Faculty of Arts, Directed Studies

Faculty Advisor

Tina Block and Ginny Ratsoy


In this paper, I will explore the effects of experiential undergraduate research and subsequent conference participation on my self-identity as a scholar and contributing member of the university community and its surrounding urban centre. In particular, I will examine the impact that participation in undergraduate research and conferences has had on my perception of student engagement and learning outcomes. For the past forty years, extensive research into the goals of undergraduate education has generated much discussion about student retention, student engagement in the process, and learner outcomes. The consensus appears to be that independent undergraduate research is an essential component to providing a comprehensive education in conjunction with traditional lecture hall and seminar session teaching practices. A review of research literature written by faculty members and undergraduate students in diverse disciplines, as well as by administrators providing support and program underpinnings for innovative undergraduate research, reveals several common threads within post-secondary institutions. As well, I will analyze how my particular research projects and the dissemination of my findings connected my two communities: Thompson Rivers University (TRU) and the small city of Kamloops.
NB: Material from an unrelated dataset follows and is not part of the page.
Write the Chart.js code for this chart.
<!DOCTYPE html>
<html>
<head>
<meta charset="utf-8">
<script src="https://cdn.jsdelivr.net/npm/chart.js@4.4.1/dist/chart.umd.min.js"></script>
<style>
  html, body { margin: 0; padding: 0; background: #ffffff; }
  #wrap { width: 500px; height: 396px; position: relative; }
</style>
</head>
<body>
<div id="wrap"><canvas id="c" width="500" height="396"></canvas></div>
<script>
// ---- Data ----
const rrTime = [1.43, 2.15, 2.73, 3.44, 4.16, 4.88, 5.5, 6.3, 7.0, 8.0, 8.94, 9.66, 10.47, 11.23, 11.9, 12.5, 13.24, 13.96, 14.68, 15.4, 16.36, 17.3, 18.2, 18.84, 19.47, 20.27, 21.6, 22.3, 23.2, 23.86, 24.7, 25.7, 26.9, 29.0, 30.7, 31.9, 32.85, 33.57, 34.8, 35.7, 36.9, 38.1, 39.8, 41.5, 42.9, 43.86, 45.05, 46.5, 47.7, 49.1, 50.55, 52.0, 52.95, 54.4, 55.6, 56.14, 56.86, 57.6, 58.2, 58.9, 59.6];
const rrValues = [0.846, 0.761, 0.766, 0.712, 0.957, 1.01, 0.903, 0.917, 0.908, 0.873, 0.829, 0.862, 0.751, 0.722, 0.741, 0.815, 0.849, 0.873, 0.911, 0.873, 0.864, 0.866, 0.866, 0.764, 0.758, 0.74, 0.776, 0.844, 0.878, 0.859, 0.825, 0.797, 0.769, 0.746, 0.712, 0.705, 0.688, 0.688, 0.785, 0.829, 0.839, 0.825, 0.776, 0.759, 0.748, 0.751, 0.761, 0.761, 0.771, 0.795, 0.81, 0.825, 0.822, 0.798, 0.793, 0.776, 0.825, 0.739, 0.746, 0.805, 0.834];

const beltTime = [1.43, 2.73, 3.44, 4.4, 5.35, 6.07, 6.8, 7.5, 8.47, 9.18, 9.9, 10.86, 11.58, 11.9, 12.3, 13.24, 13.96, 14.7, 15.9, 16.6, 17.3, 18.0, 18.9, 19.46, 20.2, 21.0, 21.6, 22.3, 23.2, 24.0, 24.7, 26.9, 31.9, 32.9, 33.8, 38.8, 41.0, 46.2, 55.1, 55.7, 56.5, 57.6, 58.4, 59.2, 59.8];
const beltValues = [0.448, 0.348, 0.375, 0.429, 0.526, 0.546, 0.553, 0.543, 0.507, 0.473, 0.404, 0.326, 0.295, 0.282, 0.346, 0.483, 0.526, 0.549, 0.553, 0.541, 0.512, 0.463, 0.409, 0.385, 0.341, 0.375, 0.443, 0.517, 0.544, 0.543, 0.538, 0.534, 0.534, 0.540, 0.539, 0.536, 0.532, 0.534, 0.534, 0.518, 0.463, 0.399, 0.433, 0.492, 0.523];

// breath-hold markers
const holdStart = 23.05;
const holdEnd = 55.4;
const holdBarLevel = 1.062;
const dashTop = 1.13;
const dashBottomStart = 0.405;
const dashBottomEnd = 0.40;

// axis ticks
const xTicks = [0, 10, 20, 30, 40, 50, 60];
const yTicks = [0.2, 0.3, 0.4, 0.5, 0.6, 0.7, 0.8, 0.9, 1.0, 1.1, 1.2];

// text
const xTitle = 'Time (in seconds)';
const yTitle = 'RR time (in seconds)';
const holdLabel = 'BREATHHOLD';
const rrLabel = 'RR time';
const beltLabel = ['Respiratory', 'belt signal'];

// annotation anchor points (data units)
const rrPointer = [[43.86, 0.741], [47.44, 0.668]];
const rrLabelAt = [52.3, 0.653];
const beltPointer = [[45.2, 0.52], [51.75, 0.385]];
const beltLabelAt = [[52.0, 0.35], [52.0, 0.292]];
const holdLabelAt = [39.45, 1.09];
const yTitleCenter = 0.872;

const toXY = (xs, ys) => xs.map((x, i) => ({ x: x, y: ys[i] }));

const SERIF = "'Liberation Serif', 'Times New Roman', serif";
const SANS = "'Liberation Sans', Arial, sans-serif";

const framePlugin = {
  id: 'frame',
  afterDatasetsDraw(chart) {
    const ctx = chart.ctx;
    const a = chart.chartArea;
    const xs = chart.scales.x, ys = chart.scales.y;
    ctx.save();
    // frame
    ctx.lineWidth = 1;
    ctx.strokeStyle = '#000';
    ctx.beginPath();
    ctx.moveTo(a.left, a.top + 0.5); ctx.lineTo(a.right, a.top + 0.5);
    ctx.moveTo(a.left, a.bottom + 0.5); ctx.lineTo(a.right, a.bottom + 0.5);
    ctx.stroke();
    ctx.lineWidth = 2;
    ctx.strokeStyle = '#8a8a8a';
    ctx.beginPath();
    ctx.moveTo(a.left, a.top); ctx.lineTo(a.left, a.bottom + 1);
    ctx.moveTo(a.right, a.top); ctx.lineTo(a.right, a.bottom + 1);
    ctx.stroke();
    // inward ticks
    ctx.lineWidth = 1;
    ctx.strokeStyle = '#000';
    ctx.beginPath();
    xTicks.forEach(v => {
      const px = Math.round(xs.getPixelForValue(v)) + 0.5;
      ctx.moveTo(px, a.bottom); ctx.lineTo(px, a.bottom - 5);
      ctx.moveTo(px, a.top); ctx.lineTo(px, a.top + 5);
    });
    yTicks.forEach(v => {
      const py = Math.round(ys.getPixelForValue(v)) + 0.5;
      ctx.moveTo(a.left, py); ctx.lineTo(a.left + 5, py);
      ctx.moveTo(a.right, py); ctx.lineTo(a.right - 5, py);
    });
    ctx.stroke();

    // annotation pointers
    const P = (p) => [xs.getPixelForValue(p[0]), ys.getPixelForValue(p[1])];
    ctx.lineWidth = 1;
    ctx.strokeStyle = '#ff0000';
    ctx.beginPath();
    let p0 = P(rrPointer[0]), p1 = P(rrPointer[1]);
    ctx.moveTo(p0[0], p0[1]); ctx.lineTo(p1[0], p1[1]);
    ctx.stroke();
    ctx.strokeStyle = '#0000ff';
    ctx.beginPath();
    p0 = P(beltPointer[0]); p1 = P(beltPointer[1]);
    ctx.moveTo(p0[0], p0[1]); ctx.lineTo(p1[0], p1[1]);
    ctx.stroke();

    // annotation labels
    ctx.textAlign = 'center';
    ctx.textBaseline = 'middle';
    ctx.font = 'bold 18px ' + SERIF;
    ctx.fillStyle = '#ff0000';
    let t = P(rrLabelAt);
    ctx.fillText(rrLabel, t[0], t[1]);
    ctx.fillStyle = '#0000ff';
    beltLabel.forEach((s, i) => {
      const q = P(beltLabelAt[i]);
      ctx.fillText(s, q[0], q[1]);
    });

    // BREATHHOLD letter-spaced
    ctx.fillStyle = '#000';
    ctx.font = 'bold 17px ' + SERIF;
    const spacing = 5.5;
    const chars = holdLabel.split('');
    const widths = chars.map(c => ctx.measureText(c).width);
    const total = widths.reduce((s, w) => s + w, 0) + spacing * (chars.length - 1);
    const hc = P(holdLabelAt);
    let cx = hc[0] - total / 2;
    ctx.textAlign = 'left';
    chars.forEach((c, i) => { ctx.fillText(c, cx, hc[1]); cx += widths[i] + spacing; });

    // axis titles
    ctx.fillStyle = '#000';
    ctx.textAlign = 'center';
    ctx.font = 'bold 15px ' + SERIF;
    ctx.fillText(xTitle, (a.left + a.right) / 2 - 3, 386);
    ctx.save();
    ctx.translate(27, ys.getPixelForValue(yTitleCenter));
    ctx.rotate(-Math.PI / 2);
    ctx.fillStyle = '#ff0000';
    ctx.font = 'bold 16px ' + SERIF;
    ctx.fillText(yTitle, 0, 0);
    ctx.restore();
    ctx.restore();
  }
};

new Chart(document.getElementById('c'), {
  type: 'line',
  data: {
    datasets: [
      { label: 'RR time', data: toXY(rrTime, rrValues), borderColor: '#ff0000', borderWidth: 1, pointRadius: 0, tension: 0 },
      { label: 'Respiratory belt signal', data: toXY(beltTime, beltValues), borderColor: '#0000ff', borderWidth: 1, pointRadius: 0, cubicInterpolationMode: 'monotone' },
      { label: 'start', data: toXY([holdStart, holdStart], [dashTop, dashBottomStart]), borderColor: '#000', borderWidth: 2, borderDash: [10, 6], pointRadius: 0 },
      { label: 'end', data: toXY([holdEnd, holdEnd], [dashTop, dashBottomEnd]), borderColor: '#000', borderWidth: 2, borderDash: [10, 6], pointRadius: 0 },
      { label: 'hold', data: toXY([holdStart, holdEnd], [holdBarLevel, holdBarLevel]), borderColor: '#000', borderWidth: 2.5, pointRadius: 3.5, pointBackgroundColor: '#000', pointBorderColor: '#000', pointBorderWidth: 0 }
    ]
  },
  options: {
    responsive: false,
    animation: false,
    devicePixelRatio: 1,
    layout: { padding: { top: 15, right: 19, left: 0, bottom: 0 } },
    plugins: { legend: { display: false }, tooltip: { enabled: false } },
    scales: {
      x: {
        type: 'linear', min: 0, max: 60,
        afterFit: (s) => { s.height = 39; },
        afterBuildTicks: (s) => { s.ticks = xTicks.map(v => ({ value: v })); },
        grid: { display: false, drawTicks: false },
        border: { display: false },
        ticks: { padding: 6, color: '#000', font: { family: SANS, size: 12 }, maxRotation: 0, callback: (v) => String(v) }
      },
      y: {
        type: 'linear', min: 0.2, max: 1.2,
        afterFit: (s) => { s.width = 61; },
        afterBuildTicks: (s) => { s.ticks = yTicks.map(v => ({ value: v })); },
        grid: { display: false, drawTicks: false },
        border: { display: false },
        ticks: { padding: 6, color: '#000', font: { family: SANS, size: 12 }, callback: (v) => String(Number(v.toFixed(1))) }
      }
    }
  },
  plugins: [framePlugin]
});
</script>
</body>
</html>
The opportunity to disseminate the research process and subsequent findings of my research to undergraduate students in-class and to students, faculty and the general public at two undergraduate conferences held annually at TRU intertwine the history of our small city with the academic community of the university, thus emphasizing the symbiotic relationship between the two. Community-based undergraduate research, in particular, oral history research, reveals the voices of people engaged in the building of the Kamloops community, thus connecting stories of personal accomplishment to the sphere of academia within our small city. Reflective consideration from an undergraduate student’s perspective on research and conference presentation will add to the knowledge-base of student engagement in research, the learning outcomes of the conference forum, and the impact of community research within and outside of the university campus.